Tiago Lacrau – Há aqui alguns clichés do rock que nós não recusámos, como teres nomes de bandas que são bichos (The Beatles – escaravelhos; Scorpions – escorpiões). Por outro lado, desde que os meus filhos começaram a nascer, eu apercebi-me de que, na música infantil, os animais ocupam um lugar muito importante e, para mim, que tento cada vez simplificar cada vez mais a minha música, porque hoje não me fascina ter uma letra que dê um ar de “ah, isto é tão profundo!”. Vou ser-te sincero! Quando oiço algumas pessoas a escrever num registo demasiado denso, acho que se trata de uma máscara de superficialidade e sinto até que os autores que mais gosto de ler não tentam simular densidade. Além disso, quando falo em animais, relaciono-me também com a Bíblia, que está cheia de fauna e de criação. Provavelmente, isso transparece, de alguma forma, na minha música sem eu estar muito alerta disso…aliás, tu detectaste isso melhor que eu. Isto é também uma das coisas que tem mais piada, que é quando fazes coisas, o facto de as pessoas, ouvirem, lerem e interpretarem algo sobre ti que nunca tinhas considerado.
No vosso MySpace, há um tema chamado “Canção para a Margarida Marinho” e, agora, no novo álbum, sai também uma “Canção para a Alexandra Lencastre”. Há alguma insistência temática em actrizes participantes em novelas televisivas?
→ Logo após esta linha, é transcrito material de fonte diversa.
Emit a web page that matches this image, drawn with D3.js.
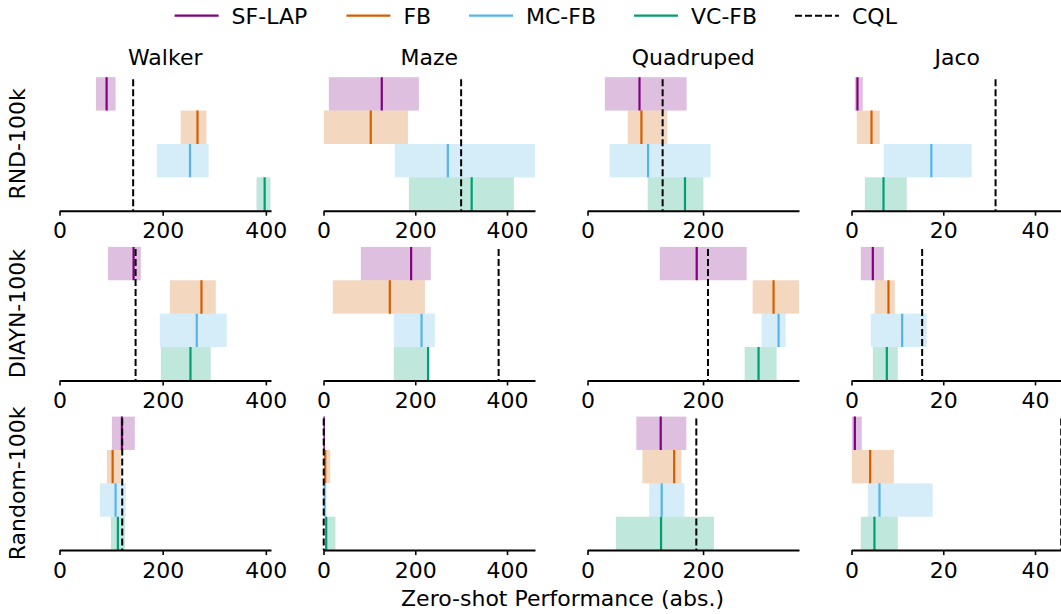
<!DOCTYPE html>
<html>
<head>
<meta charset="utf-8">
<script src="https://cdn.jsdelivr.net/npm/d3@7"></script>
<style>
  body { margin: 0; background: #fff; }
  text { font-family: "DejaVu Sans", sans-serif; fill: #000; }
</style>
</head>
<body>
<svg id="chart" width="1061" height="614"></svg>
<script>
// Methods and panels
const methods = ["SF-LAP", "FB", "MC-FB", "VC-FB"];
const methodColors = ["#800080", "#D55E00", "#56B4E9", "#009E73"];
const domains = ["Walker", "Maze", "Quadruped", "Jaco"];
const datasets = ["RND-100k", "DIAYN-100k", "Random-100k"];
const xMax = [410, 461, 366, 46.1];
const xTicks = [[0, 200, 400], [0, 200, 400], [0, 200], [0, 20, 40]];

// [low, median, high] for SF-LAP, FB, MC-FB, VC-FB
const rndWalker    = [[70.6, 91.3, 108.7], [235, 267.5, 285], [188.7, 253, 289], [382, 397.7, 409]];
const rndMaze      = [[11.6, 127, 208], [0.7, 103, 184], [155.5, 271, 461], [186, 323, 415]];
const rndQuadruped = [[30, 90, 171.6], [69.7, 93.3, 138], [38.5, 104.8, 213], [104.2, 168.7, 200.5]];
const rndJaco      = [[0.72, 1.3, 2.46], [1.16, 4.36, 6.17], [7.04, 17.4, 26.2], [2.9, 6.98, 12.06]];

const diaynWalker    = [[93.9, 143.6, 157.7], [213.9, 275.2, 302.9], [194.5, 266.1, 324.2], [196.4, 253.9, 293.2]];
const diaynMaze      = [[81.4, 191, 234], [20.3, 144.6, 221], [153.3, 213.7, 242.7], [153.3, 228, 229]];
const diaynQuadruped = [[125, 189, 275.4], [285.8, 322, 366], [301.3, 330.7, 342.8], [272, 296, 327.2]];
const diaynJaco      = [[2.03, 4.65, 7.04], [5.08, 8.06, 9.44], [4.2, 11.04, 16.4], [4.65, 7.7, 10.1]];

const randomWalker    = [[101.6, 121, 146.1], [91.9, 103, 119], [78.4, 108.7, 128.7], [99.7, 113.2, 126.8]];
const randomMaze      = [[0, 0.5, 2.2], [0, 3.7, 14.8], [0, 2.2, 6.7], [3.7, 5.9, 26]];
const randomQuadruped = [[84.5, 126.7, 171], [95, 150, 162.5], [106.7, 128.4, 167.7], [49.3, 127.3, 218.8]];
const randomJaco      = [[0.07, 0.73, 2.25], [0.07, 4.07, 9.24], [3.56, 6.1, 17.7], [2.04, 5.0, 10.1]];

// CQL reference per domain
const cqlRnd    = [142.8, 300, 130, 31.4];
const cqlDiayn  = [147.5, 381.7, 208.5, 15.4];
const cqlRandom = [121.6, 0.5, 188.3, 45.7];

const results = [
  [rndWalker, rndMaze, rndQuadruped, rndJaco],
  [diaynWalker, diaynMaze, diaynQuadruped, diaynJaco],
  [randomWalker, randomMaze, randomQuadruped, randomJaco]
];
const cqlValues = [cqlRnd, cqlDiayn, cqlRandom];

// Layout
const colX0 = 59.5, colStep = 264, colW = 211.5;
const axisY0 = 210.7, rowStep = 169.7, panelH = 133.5;
const fontSize = 22;

const svg = d3.select("#chart");

datasets.forEach((ds, r) => {
  const axisY = axisY0 + r * rowStep;
  const top = axisY - panelH;

  const y = d3.scaleBand()
      .domain(methods)
      .range([top, axisY]);

  domains.forEach((dom, c) => {
    const x0 = colX0 + c * colStep;
    const x = d3.scaleLinear()
        .domain([0, xMax[c]])
        .range([x0, x0 + colW]);

    const clipId = `clip-${r}-${c}`;
    svg.append("clipPath").attr("id", clipId)
      .append("rect")
        .attr("x", x0).attr("y", top - 2)
        .attr("width", colW).attr("height", panelH + 4);

    const g = svg.append("g").attr("clip-path", `url(#${clipId})`);

    results[r][c].forEach((d, m) => {
      g.append("rect")
          .attr("x", x(d[0]))
          .attr("y", y(methods[m]))
          .attr("width", Math.max(0, x(d[2]) - x(d[0])))
          .attr("height", y.bandwidth())
          .attr("fill", methodColors[m])
          .attr("fill-opacity", 0.25);
    });

    results[r][c].forEach((d, m) => {
      g.append("line")
          .attr("x1", x(d[1])).attr("x2", x(d[1]))
          .attr("y1", y(methods[m]))
          .attr("y2", y(methods[m]) + y.bandwidth())
          .attr("stroke", methodColors[m])
          .attr("stroke-width", 2.2);
    });

    // CQL line
    svg.append("line")
        .attr("x1", x(cqlValues[r][c])).attr("x2", x(cqlValues[r][c]))
        .attr("y1", top + 2).attr("y2", axisY)
        .attr("stroke", "#000")
        .attr("stroke-width", 2)
        .attr("stroke-dasharray", "7,3");

    // x axis
    const ax = svg.append("g")
        .attr("transform", `translate(0,${axisY})`)
        .call(d3.axisBottom(x).tickValues(xTicks[c]).tickSize(5).tickSizeOuter(0).tickPadding(7));
    ax.select(".domain").attr("stroke", "#000").attr("stroke-width", 2);
    ax.selectAll(".tick line").attr("stroke", "#000").attr("stroke-width", 1.6);
    ax.selectAll(".tick text")
        .attr("font-family", "DejaVu Sans")
        .attr("font-size", fontSize)
        .attr("fill", "#000");

    if (r === 0) {
      svg.append("text")
          .attr("x", x0 + colW / 2)
          .attr("y", 65)
          .attr("text-anchor", "middle")
          .attr("font-size", fontSize)
          .text(dom);
    }
  });

  // row label
  svg.append("text")
      .attr("transform", `translate(24.5,${top + panelH / 2}) rotate(-90)`)
      .attr("text-anchor", "middle")
      .attr("font-size", fontSize)
      .text(ds);
});

// x label
svg.append("text")
    .attr("x", 562.5)
    .attr("y", 606)
    .attr("text-anchor", "middle")
    .attr("font-size", fontSize)
    .text("Zero-shot Performance (abs.)");

// Legend
const legendNames = methods.concat(["CQL"]);
const legendLineX = [174.6, 346.4, 469, 634, 795];
const legendY = 15.7;
legendNames.forEach((name, i) => {
  const lx = legendLineX[i];
  svg.append("line")
      .attr("x1", lx).attr("x2", lx + 44)
      .attr("y1", legendY).attr("y2", legendY)
      .attr("stroke", i < 4 ? methodColors[i] : "#000")
      .attr("stroke-width", i < 4 ? 2.2 : 2)
      .attr("stroke-dasharray", i < 4 ? null : "7,3");
  svg.append("text")
      .attr("x", lx + 57)
      .attr("y", legendY + 8)
      .attr("font-size", fontSize)
      .text(name);
});
</script>
</body>
</html>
Tiago Lacrau – (Risos) Não, a “Margarida Marinho” foi gravada antes quando, em Lisboa, estavam afixados, por todo o lado, cartazes das “Confissões das Mulheres de 30”, um teatro onde ela entrou e foi inevitável não compor esta canção. Já em “Canção para Alexandra Lencastre”, passamos uma mensagem de preocupação pela própria actriz e um apelo à sua preservação como figura social sempre tão exposta.
Os Lacraus encaram o lobo é o nome do disco que saiu este ano, mas, na capa, puseram a Flannery O Connor a servir-vos bebidas. Qual é a relação entre a escritora e o álbum?
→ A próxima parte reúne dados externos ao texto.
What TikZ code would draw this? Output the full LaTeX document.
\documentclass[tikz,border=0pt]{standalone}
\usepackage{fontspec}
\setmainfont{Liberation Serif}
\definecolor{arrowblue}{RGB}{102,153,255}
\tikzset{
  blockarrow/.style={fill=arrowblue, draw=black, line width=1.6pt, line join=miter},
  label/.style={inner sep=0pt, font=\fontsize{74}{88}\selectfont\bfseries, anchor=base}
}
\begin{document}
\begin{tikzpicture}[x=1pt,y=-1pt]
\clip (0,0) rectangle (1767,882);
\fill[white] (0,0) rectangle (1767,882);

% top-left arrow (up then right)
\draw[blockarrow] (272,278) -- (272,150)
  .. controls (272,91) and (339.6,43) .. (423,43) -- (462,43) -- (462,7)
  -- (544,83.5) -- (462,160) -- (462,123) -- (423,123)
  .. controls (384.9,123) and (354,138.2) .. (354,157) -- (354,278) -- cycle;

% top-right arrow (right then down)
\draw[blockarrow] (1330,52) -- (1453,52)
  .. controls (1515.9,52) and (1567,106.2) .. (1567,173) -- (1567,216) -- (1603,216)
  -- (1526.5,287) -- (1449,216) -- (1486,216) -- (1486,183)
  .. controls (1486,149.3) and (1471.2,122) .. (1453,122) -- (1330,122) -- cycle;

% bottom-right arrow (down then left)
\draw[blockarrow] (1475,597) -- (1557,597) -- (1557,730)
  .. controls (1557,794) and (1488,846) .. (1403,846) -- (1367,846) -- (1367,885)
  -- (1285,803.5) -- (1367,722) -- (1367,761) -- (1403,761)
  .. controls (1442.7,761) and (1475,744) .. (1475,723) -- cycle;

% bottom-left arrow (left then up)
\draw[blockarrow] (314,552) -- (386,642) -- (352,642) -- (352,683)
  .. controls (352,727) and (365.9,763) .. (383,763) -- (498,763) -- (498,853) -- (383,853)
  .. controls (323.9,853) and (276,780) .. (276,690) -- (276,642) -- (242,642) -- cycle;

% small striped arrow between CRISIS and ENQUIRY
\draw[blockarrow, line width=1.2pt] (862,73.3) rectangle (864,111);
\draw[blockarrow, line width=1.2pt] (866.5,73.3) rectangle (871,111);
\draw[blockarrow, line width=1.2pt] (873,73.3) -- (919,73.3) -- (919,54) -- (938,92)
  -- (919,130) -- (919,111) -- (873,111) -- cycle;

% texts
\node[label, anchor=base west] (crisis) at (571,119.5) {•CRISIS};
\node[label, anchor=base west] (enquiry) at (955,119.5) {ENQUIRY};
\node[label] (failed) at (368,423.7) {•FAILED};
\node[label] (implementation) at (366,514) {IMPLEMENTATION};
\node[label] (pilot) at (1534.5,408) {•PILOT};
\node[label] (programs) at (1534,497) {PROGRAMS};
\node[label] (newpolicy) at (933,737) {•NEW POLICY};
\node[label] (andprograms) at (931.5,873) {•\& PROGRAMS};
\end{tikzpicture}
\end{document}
Tiago Lacrau – Nós não tínhamos a ideia de gravar um disco que parecesse conceptual, mas se houver alguma justiça por ter sido colocada a O Connor na capa foi porque o primeiro tema do disco foi a canção para Flannery O Connor. Como estava a ler uns ensaios dela, fiquei muito inspirado e escrevi sobre ela. Quando o disco estava gravado, pensámos num título e numa capa. Tínhamos, então, um bom amigo e grande desenhador, o André Trindade, que nos desenhou a capa e pensámos até certo ponto se não era boa ideia desenharmos a Flanny O Connor a servir-nos connosco à mesa, já que algumas partes da canção falam da vida dela, pois foi alguém que, durante muitos anos, lutou contra a doença do lúpus (cuja palavra de origem latina significa lobo). De certa forma, o conceito de enfrentar o lobo, ainda por cima por parte de alguém que viveu tão debilitada, foi um grande encorajamento e exemplo de resistência e motivação para nós. Apesar de não conceptual, esta escritora é uma das personagens que o habita. Acredito que as pessoas mais fortes são as que mais servem (claro que ouves isto de uma pessoa de fé). O serviço não é um sinal de fraqueza, mas sim de força.
O que é que um leitor da Punch pode esperar do disco e dos próximos concertos d’Os Lacraus?
Tiago Lacrau – Eu encontro uma característica que espero que tenha a ver com os dois. O disco está simples, com sonoridade rock muito elementar, sem pretensões. Agora, é um trabalho, onde nós nos tentamos pôr às cavalitas das nossas referências preferidas, como The Clash e Bruce Springsteen (ambos figuram na capa, se repararem). Por outro lado, pretendemos transbordar este tipo de simplicidade e excesso para o concerto; fazer algo não de grandes palcos, mas, do género, tu estares num tapete a tocar e as pessoas à tua volta, deixando que as músicas estejam a fazer as coisas por si próprias e não tanto estar dependente de um conceito. No fundo, manter as coisas simples e sem grandes sofisticações…é bom que tu tentes fazer valer os discos não daquilo que tu queres que eles sejam, mas daquilo que eles de facto já são.